I suspect it’s only a matter of time before one of the larger brand-agnostic chains offers an alternative to in-person fittings as well.

My opinion is that an in-person fitting is almost always the best way to go but, when that isn’t possible, your next best options are an online fitting tool or getting fitted by phone. Most of those are free.

What are the three main things I should look for during my fitting?

Ultimately there’s really only one thing that matters. Did the result of the fitting meet your objective?

If the answer is yes, you’re good. If it isn’t, well …

This is exactly the sort of thing that should be part of the dialog with your fitter. If distance is the objective, is there strong evidence that what you were fitted for is longer than with what you walked in the door?

Side note: Always bring your gamers.

That said, it doesn’t hurt to pay attention to the data. Regardless of the overarching objective, I recommend you look for small circles and small numbers. What I mean by that is tight dispersion and consistent results (small standard deviations) should always be part of the conversation.
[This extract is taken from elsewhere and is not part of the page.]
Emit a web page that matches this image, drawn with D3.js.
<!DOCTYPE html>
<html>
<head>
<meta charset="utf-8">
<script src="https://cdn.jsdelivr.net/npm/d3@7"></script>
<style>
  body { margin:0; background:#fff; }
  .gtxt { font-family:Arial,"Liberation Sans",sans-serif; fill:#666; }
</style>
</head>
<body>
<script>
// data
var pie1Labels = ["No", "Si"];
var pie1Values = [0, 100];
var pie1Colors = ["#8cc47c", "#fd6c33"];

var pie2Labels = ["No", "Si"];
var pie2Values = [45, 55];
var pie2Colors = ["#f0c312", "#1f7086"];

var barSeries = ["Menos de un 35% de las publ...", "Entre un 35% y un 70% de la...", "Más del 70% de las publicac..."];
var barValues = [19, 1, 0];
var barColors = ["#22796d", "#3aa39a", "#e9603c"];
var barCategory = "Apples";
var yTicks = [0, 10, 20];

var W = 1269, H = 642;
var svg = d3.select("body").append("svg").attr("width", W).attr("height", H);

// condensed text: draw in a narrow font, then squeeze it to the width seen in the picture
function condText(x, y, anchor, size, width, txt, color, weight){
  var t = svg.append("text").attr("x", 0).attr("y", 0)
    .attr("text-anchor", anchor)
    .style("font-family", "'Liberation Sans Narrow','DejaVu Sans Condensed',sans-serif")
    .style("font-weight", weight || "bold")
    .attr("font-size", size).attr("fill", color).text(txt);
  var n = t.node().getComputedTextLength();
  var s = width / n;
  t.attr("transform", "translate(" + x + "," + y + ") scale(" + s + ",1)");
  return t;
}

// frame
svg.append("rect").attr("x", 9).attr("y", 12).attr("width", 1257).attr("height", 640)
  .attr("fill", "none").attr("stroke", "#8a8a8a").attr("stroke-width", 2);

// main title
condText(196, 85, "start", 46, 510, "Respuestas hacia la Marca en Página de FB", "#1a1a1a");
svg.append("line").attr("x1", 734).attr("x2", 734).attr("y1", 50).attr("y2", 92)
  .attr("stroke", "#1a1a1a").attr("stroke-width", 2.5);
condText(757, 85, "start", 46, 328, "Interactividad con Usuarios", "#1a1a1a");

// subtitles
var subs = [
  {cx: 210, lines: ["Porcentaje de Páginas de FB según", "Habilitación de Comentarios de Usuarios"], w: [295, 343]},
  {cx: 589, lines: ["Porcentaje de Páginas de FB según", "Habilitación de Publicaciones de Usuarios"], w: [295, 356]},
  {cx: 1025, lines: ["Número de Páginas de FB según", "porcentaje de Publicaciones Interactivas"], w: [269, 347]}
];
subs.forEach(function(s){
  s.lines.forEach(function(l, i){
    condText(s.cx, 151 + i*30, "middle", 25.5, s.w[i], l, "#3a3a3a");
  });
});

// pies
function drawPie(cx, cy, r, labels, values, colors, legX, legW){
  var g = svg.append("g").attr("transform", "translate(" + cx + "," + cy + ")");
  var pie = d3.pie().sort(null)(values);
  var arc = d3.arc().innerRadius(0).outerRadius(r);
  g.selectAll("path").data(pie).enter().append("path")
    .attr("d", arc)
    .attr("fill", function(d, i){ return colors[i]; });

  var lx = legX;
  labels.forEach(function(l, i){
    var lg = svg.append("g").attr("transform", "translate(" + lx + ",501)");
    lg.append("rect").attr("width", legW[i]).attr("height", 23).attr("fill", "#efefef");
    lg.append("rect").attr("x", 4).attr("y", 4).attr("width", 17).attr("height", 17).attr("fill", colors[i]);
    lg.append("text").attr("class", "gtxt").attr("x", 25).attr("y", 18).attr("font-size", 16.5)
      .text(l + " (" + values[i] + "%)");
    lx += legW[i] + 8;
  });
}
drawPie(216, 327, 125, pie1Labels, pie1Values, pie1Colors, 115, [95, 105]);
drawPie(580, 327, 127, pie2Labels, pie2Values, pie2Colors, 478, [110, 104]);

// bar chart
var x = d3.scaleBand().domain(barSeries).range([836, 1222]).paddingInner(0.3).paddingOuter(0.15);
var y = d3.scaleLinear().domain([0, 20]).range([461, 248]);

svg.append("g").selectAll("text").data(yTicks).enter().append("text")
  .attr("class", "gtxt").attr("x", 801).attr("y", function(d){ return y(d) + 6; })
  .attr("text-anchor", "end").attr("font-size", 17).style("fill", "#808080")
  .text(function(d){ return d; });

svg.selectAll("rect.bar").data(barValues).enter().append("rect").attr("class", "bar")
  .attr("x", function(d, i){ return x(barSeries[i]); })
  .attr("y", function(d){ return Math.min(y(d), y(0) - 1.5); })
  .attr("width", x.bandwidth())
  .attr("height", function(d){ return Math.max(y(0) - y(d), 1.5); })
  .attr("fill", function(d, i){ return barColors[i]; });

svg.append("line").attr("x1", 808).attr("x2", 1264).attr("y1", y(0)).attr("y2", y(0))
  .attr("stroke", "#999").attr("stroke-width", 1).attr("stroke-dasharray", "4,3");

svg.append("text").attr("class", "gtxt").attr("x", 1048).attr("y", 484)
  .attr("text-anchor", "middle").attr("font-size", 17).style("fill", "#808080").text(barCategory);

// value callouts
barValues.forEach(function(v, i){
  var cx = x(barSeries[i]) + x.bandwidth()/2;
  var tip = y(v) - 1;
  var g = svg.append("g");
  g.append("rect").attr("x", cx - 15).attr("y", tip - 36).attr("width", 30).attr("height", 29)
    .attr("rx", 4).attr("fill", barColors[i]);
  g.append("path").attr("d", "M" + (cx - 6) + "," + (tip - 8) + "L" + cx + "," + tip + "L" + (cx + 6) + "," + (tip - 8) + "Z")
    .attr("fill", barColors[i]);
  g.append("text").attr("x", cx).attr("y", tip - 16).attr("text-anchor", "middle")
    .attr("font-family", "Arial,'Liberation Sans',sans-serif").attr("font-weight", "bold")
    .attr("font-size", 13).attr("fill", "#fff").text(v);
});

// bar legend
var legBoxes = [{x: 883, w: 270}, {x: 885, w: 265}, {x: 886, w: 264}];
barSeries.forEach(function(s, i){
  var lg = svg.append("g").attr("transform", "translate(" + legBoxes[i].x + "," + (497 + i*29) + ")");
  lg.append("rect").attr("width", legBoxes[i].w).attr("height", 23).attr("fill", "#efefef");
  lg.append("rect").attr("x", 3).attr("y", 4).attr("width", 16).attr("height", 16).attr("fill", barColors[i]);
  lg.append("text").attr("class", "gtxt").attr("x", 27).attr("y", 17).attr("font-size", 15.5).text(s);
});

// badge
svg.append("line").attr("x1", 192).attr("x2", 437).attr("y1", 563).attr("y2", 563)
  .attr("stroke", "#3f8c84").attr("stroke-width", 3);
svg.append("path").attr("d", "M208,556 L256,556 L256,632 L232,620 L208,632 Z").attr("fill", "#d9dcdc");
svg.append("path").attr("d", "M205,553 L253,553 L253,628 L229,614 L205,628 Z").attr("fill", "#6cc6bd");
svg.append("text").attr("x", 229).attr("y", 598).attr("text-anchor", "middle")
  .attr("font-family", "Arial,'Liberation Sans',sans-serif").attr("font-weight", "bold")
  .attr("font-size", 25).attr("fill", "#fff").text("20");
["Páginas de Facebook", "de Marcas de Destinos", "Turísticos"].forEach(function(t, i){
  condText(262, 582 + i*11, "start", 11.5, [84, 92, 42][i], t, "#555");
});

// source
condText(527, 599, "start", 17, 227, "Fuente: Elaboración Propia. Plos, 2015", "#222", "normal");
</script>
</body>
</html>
With an iron fitting, distance should take a back seat. Dispersion remains important but, in a world of jacked lofts, your fitter should be focused on helping you achieve a playable trajectory (the right combination of spin, height and descent angles).

Do I need to worry about jacked numbers on a launch monitor?Golf Fitting

I think … or at least I want to believe … that this is less of a problem than it used to be. As launch monitor technology was emerging, some unscrupulous sellers took advantage of settings that allowed them to cook the numbers and gain distance via software.

Whether it’s Foresight, Trackman or most anything else, there are still levers that shady types can pull to show you more than what’s actually there.

It’s an unnerving thought but it’s tough to believe a quality fitter is going to risk his reputation and juice the launch monitor. If you’ve done your research well, you should be just fine.